Pascal & Pong on ATV
Dr. Pascal Lee and Ping Pong

Mission Asteroid airs Thursday, December 5 on CBC’s Doc Zone

Q: Why did dinosaurs become extinct?
A: Because they didn’t have a space program.

Dr. Pascal Lee shared that joke while promoting Mission Asteroid, the CBC documentary about how we’re all going to die a fiery death in a mass extinction event.

I may be misrepresenting slightly. In the words of director Jeff Thrasher: “Mission Asteroid follows asteroid hunters and scientists who know just how vulnerable we are to a strike and are working to prevent it from happening. This documentary introduces viewers to astronauts and researchers as they travel from the lab to the field, testing technologies and techniques that will help make manned missions to asteroids a reality.”

In any case, Lee tells me my plan to build a bunker won’t help in the event of a major asteroid strike so I will hope, as he does, that the documentary opens some eyes to why space exploration isn’t frivolous. Not only does it connect us to our place in the cosmos, it could literally save humanity.

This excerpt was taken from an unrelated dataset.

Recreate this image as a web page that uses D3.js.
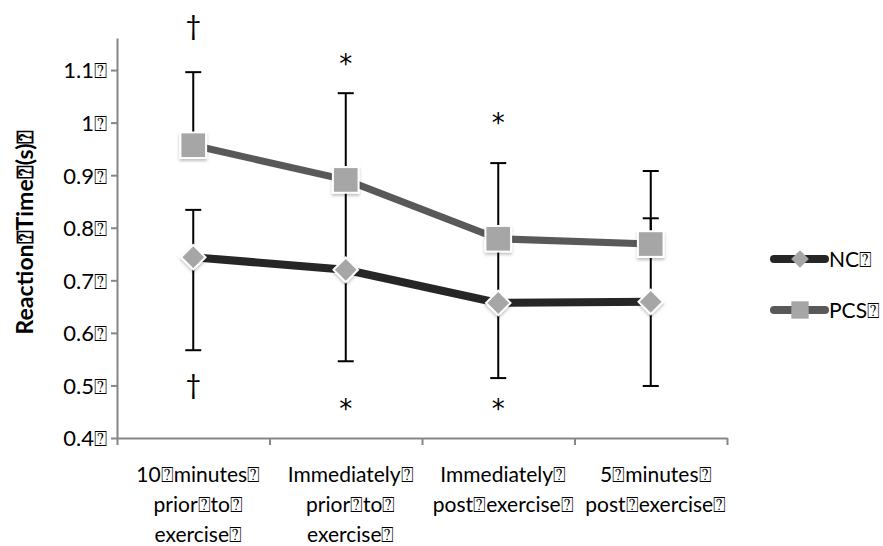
<!DOCTYPE html>
<html>
<head>
<meta charset="utf-8">
<script src="https://cdn.jsdelivr.net/npm/d3@7"></script>
<style>
  body { margin: 0; background: #fff; }
  text { font-family: Lato, "Open Sans", sans-serif; fill: #000; }
</style>
</head>
<body>
<svg id="chart"></svg>
<script>
const width = 883;
const height = 546;

const B = "\u2370"; // the missing-glyph box that Excel left in the labels

const categories = [
    ["10" + B + "minutes" + B, "prior" + B + "to" + B, "exercise" + B],
    ["Immediately" + B, "prior" + B + "to" + B, "exercise" + B],
    ["Immediately" + B, "post" + B + "exercise" + B],
    ["5" + B + "minutes" + B, "post" + B + "exercise" + B]
];
const ncValues  = [0.744, 0.720, 0.657, 0.659];
const pcsValues = [0.957, 0.891, 0.779, 0.769];
const ncErrUp   = [0.090, 0.160, 0.120, 0.159];
const ncErrDown = [0.177, 0.174, 0.143, 0.160];
const pcsErrUp  = [0.139, 0.165, 0.144, 0.139];
const yTicks = [0.4, 0.5, 0.6, 0.7, 0.8, 0.9, 1, 1.1];
// significance marks: symbol and the value level they sit at
const marksTop     = ["\u2020", "*", "*", ""];
const marksTopAt   = [1.184, 1.123, 1.011, null];
const marksBottom   = ["\u2020", "*", "*", ""];
const marksBottomAt = [0.501, 0.467, 0.467, null];
const seriesNames = ["NC", "PCS"];

const svg = d3.select("#chart")
    .attr("width", width)
    .attr("height", height);

const defs = svg.append("defs");
const glow = defs.append("filter").attr("id", "glow")
    .attr("x", "-50%").attr("y", "-50%").attr("width", "200%").attr("height", "200%");
glow.append("feDropShadow").attr("dx", 0).attr("dy", 2).attr("stdDeviation", 1.5)
    .attr("flood-color", "#000").attr("flood-opacity", 0.25);

const x = d3.scaleBand().domain(d3.range(categories.length)).range([117, 727]);
const xEdge = d3.scaleLinear().domain([0, categories.length]).range([117, 727]);
const y = d3.scaleLinear().domain([0.4, 1.161]).range([438, 38]);
const cx = i => x(i) + x.bandwidth() / 2;

// y axis
const yAxis = svg.append("g")
    .attr("transform", "translate(117,0)")
    .call(d3.axisLeft(y).tickValues(yTicks).tickSize(6).tickSizeOuter(0)
        .tickFormat(d => d3.format("")(d) + B));
yAxis.selectAll("path, line").attr("stroke", "#868686").attr("stroke-width", 2);
yAxis.selectAll("text").attr("font-size", 22).attr("x", -10).attr("dy", "0.36em");

// x axis
const xAxis = svg.append("g")
    .attr("transform", "translate(0,438)")
    .call(d3.axisBottom(xEdge).ticks(categories.length).tickSize(7).tickSizeOuter(0).tickFormat(""));
xAxis.selectAll("path, line").attr("stroke", "#868686").attr("stroke-width", 2);

categories.forEach((lines, i) => {
    const t = svg.append("text")
        .attr("text-anchor", "middle")
        .attr("font-size", 21);
    lines.forEach((ln, k) => {
        t.append("tspan").attr("x", cx(i) + 5).attr("y", 482 + k * 30).text(ln);
    });
});

// y title
svg.append("text")
    .attr("transform", "translate(33,232) rotate(-90)")
    .attr("text-anchor", "middle")
    .attr("font-size", 23)
    .attr("font-weight", "bold")
    .text("Reaction" + B + "Time" + B + "(s)" + B);

// error bars
function errorBar(i, lo, hi) {
    const g = svg.append("g").attr("stroke", "#000").attr("stroke-width", 2);
    g.append("line").attr("x1", cx(i)).attr("x2", cx(i)).attr("y1", y(lo)).attr("y2", y(hi));
    g.append("line").attr("x1", cx(i) - 8).attr("x2", cx(i) + 8).attr("y1", y(lo)).attr("y2", y(lo));
    g.append("line").attr("x1", cx(i) - 8).attr("x2", cx(i) + 8).attr("y1", y(hi)).attr("y2", y(hi));
}
ncValues.forEach((v, i) => errorBar(i, v - ncErrDown[i], v + ncErrUp[i]));
pcsValues.forEach((v, i) => errorBar(i, v, v + pcsErrUp[i]));

// lines
const line = d3.line().x((d, i) => cx(i)).y(d => y(d));
svg.append("path").datum(ncValues).attr("d", line)
    .attr("fill", "none").attr("stroke", "#262626").attr("stroke-width", 8);
svg.append("path").datum(pcsValues).attr("d", line)
    .attr("fill", "none").attr("stroke", "#595959").attr("stroke-width", 7);

// markers
const diamond = d3.symbol().type(d3.symbolDiamond2).size(300);
const square = d3.symbol().type(d3.symbolSquare).size(560);

svg.selectAll(".nc-mark").data(ncValues).enter().append("path")
    .attr("class", "nc-mark")
    .attr("d", diamond)
    .attr("transform", (d, i) => `translate(${cx(i)},${y(d)})`)
    .attr("fill", "#a6a6a6").attr("stroke", "#fff").attr("stroke-width", 4)
    .attr("paint-order", "stroke")
    .attr("filter", "url(#glow)");

svg.selectAll(".pcs-mark").data(pcsValues).enter().append("path")
    .attr("class", "pcs-mark")
    .attr("d", square)
    .attr("transform", (d, i) => `translate(${cx(i)},${y(d)})`)
    .attr("fill", "#a6a6a6").attr("stroke", "#fff").attr("stroke-width", 4)
    .attr("paint-order", "stroke")
    .attr("filter", "url(#glow)");

// significance marks
function sigMark(m, v, i) {
    if (!m) return;
    const star = m === "*";
    svg.append("text")
        .attr("x", cx(i))
        .attr("y", y(v) + (star ? 15 : 9))
        .attr("text-anchor", "middle")
        .style("font-family", star ? "'DejaVu Sans'" : "Lato")
        .attr("font-size", star ? 26 : 27)
        .text(m);
}
marksTop.forEach((m, i) => sigMark(m, marksTopAt[i], i));
marksBottom.forEach((m, i) => sigMark(m, marksBottomAt[i], i));

// legend
const legend = svg.append("g");
const legendRows = [
    { name: seriesNames[0], color: "#262626", sym: d3.symbol().type(d3.symbolDiamond2).size(200), yy: 259 },
    { name: seriesNames[1], color: "#595959", sym: d3.symbol().type(d3.symbolSquare).size(300), yy: 310 }
];
legendRows.forEach(r => {
    legend.append("line").attr("x1", 774).attr("x2", 825).attr("y1", r.yy).attr("y2", r.yy)
        .attr("stroke", r.color).attr("stroke-width", 8).attr("stroke-linecap", "round");
    legend.append("path").attr("d", r.sym())
        .attr("transform", `translate(800,${r.yy})`).attr("fill", "#a6a6a6");
    legend.append("text").attr("x", 829).attr("y", r.yy + 8).attr("font-size", 21).text(r.name + B);
});
</script>
</body>
</html>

It’s a particularly timely message given NASA’s shrinking budget and questions about the future of government-funded space exploration.

The fireball over Chelyabinsk, Russia this year definitely opened some eyes and some YouTube channels, and that was a relatively small asteroid that burned up in the atmosphere. If one were to land in the middle of a city, it could be both small enough to avoid detection and large enough to cause massive destruction, “forget about the gigantic one that would cause the end of civilization,” Lee added. “The likelihood is small but the devastation is monumental.”

“Historically we have not witnessed an impact of devastating proportions while humans were around. But if you take the geological perspective, all of a sudden it’s common.”

Jeff with Pascal onsite
Pascal Lee with director Jeff Thrasher

In case I’m making Lee sound like a less-comforting Nostradamus, he was as humorous and charming as someone can be while predicting our possible demise, and is seen throughout the documentary with his canine sidekick Ping Pong.

If a dog’s loyalty doesn’t convince you of his trustworthiness, his credentials are more than sound: he’s a senior planetary scientist at the SETI Institute and the chairman of the Mars Institute. For almost two decades he has been serving as director of the NASA Haughton-Mars Project, an international field research project at the Haughton impact crater site on Devon Island in the Canadian Arctic, where the documentary team captured some amazing footage.

Lee says Mission Asteroid is the first documentary he knows of that looks at what is being done to stop or mitigate the threat of asteroids, as well as plans to explore and even land on them, and it includes world-renowned experts, including the University of Calgary’s Alan Hildebrand.

One of Lee’s areas of expertise is the human exploration of Mars, which he proposes should begin with the exploration of Mars’ asteroid-like moons Phobos and Deimos, so his interest in asteroids is multifaceted. (He’s also multitalented – besides drawing and painting, he recently released the children’s book Mission: Mars, causing colleagues to joke he’s a “man on a mission,” though the similarity in titles is pure coincidence.)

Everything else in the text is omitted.